> Entries with chart source code
........

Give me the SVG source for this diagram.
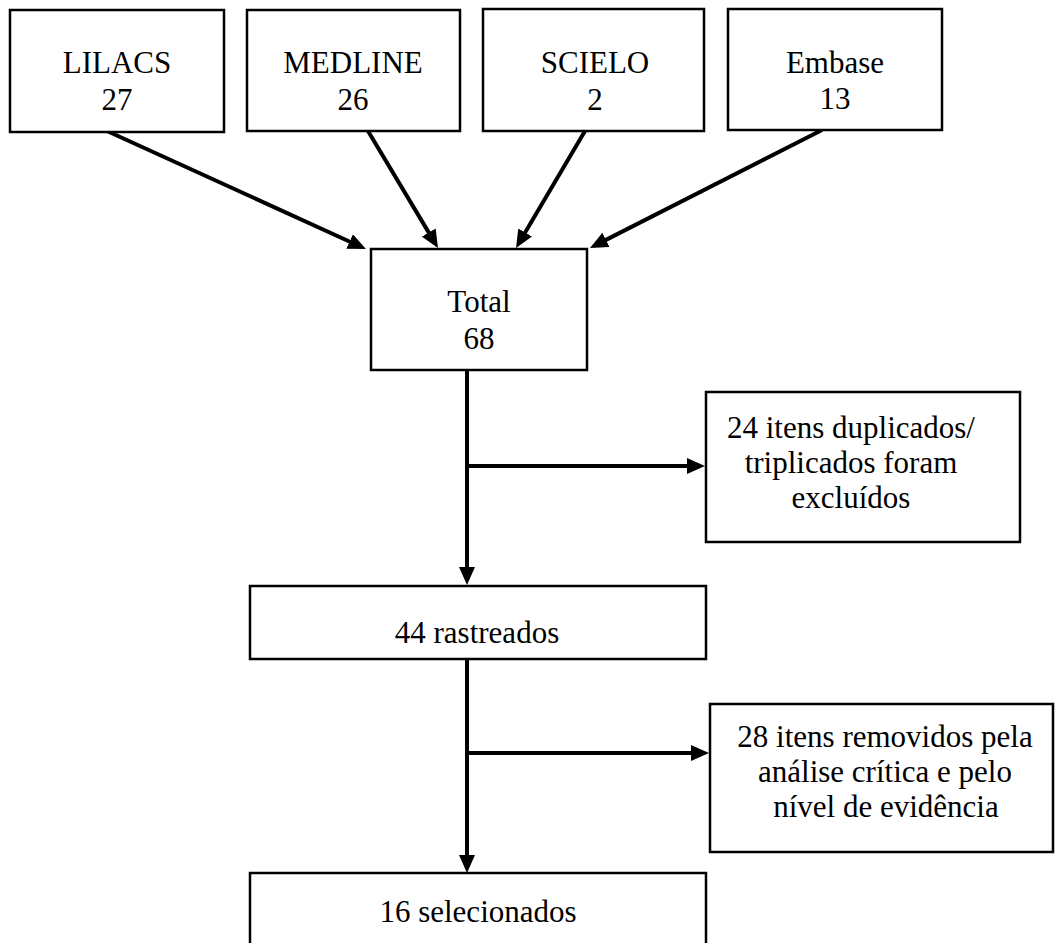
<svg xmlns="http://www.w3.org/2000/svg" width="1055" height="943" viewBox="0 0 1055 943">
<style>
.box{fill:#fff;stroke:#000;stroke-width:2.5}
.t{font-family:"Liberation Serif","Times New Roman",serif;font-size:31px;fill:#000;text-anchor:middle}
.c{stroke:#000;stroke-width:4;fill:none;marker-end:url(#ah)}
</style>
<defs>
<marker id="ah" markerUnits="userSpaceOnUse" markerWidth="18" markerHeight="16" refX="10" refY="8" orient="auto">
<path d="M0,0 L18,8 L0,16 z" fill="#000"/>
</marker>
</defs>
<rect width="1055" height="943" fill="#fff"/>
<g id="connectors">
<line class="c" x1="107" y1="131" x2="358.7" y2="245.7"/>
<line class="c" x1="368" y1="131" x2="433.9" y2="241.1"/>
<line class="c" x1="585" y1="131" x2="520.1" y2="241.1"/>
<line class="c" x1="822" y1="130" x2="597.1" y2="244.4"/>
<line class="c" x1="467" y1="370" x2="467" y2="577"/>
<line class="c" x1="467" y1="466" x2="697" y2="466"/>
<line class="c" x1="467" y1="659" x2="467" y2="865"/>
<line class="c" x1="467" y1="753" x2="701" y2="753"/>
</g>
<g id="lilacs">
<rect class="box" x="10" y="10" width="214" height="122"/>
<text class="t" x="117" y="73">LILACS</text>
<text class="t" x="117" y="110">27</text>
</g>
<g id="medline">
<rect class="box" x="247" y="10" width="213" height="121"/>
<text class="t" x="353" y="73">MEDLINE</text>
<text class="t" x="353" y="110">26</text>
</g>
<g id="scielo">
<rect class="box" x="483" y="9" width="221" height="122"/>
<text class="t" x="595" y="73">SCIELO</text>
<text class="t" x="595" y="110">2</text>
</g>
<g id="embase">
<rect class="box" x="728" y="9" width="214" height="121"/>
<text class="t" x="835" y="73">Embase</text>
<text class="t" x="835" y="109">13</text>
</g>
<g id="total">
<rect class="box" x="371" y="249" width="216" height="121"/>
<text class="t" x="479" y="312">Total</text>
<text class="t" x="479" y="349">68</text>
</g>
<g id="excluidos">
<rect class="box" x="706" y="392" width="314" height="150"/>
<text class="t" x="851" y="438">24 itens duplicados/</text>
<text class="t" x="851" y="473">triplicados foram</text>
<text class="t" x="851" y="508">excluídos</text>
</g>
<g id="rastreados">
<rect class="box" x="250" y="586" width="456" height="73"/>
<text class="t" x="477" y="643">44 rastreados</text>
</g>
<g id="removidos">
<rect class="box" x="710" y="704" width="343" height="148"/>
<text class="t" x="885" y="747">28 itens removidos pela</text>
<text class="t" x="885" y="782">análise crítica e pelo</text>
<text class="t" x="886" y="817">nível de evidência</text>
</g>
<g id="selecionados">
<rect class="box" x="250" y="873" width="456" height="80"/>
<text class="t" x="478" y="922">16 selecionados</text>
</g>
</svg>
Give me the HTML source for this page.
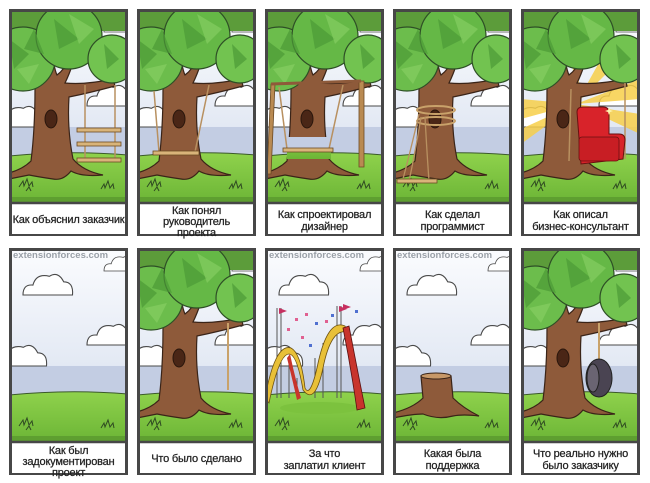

........

> TASK DESCRIPTION
Your task is to transcribe all of the records precisely, with no images included.

> EXPECTED ANSWER
Give me the SVG source for this diagram.
<svg xmlns="http://www.w3.org/2000/svg" width="1055" height="943" viewBox="0 0 1055 943">
<style>
.box{fill:#fff;stroke:#000;stroke-width:2.5}
.t{font-family:"Liberation Serif","Times New Roman",serif;font-size:31px;fill:#000;text-anchor:middle}
.c{stroke:#000;stroke-width:4;fill:none;marker-end:url(#ah)}
</style>
<defs>
<marker id="ah" markerUnits="userSpaceOnUse" markerWidth="18" markerHeight="16" refX="10" refY="8" orient="auto">
<path d="M0,0 L18,8 L0,16 z" fill="#000"/>
</marker>
</defs>
<rect width="1055" height="943" fill="#fff"/>
<g id="connectors">
<line class="c" x1="107" y1="131" x2="358.7" y2="245.7"/>
<line class="c" x1="368" y1="131" x2="433.9" y2="241.1"/>
<line class="c" x1="585" y1="131" x2="520.1" y2="241.1"/>
<line class="c" x1="822" y1="130" x2="597.1" y2="244.4"/>
<line class="c" x1="467" y1="370" x2="467" y2="577"/>
<line class="c" x1="467" y1="466" x2="697" y2="466"/>
<line class="c" x1="467" y1="659" x2="467" y2="865"/>
<line class="c" x1="467" y1="753" x2="701" y2="753"/>
</g>
<g id="lilacs">
<rect class="box" x="10" y="10" width="214" height="122"/>
<text class="t" x="117" y="73">LILACS</text>
<text class="t" x="117" y="110">27</text>
</g>
<g id="medline">
<rect class="box" x="247" y="10" width="213" height="121"/>
<text class="t" x="353" y="73">MEDLINE</text>
<text class="t" x="353" y="110">26</text>
</g>
<g id="scielo">
<rect class="box" x="483" y="9" width="221" height="122"/>
<text class="t" x="595" y="73">SCIELO</text>
<text class="t" x="595" y="110">2</text>
</g>
<g id="embase">
<rect class="box" x="728" y="9" width="214" height="121"/>
<text class="t" x="835" y="73">Embase</text>
<text class="t" x="835" y="109">13</text>
</g>
<g id="total">
<rect class="box" x="371" y="249" width="216" height="121"/>
<text class="t" x="479" y="312">Total</text>
<text class="t" x="479" y="349">68</text>
</g>
<g id="excluidos">
<rect class="box" x="706" y="392" width="314" height="150"/>
<text class="t" x="851" y="438">24 itens duplicados/</text>
<text class="t" x="851" y="473">triplicados foram</text>
<text class="t" x="851" y="508">excluídos</text>
</g>
<g id="rastreados">
<rect class="box" x="250" y="586" width="456" height="73"/>
<text class="t" x="477" y="643">44 rastreados</text>
</g>
<g id="removidos">
<rect class="box" x="710" y="704" width="343" height="148"/>
<text class="t" x="885" y="747">28 itens removidos pela</text>
<text class="t" x="885" y="782">análise crítica e pelo</text>
<text class="t" x="886" y="817">nível de evidência</text>
</g>
<g id="selecionados">
<rect class="box" x="250" y="873" width="456" height="80"/>
<text class="t" x="478" y="922">16 selecionados</text>
</g>
</svg>
Give me the HTML source for this page.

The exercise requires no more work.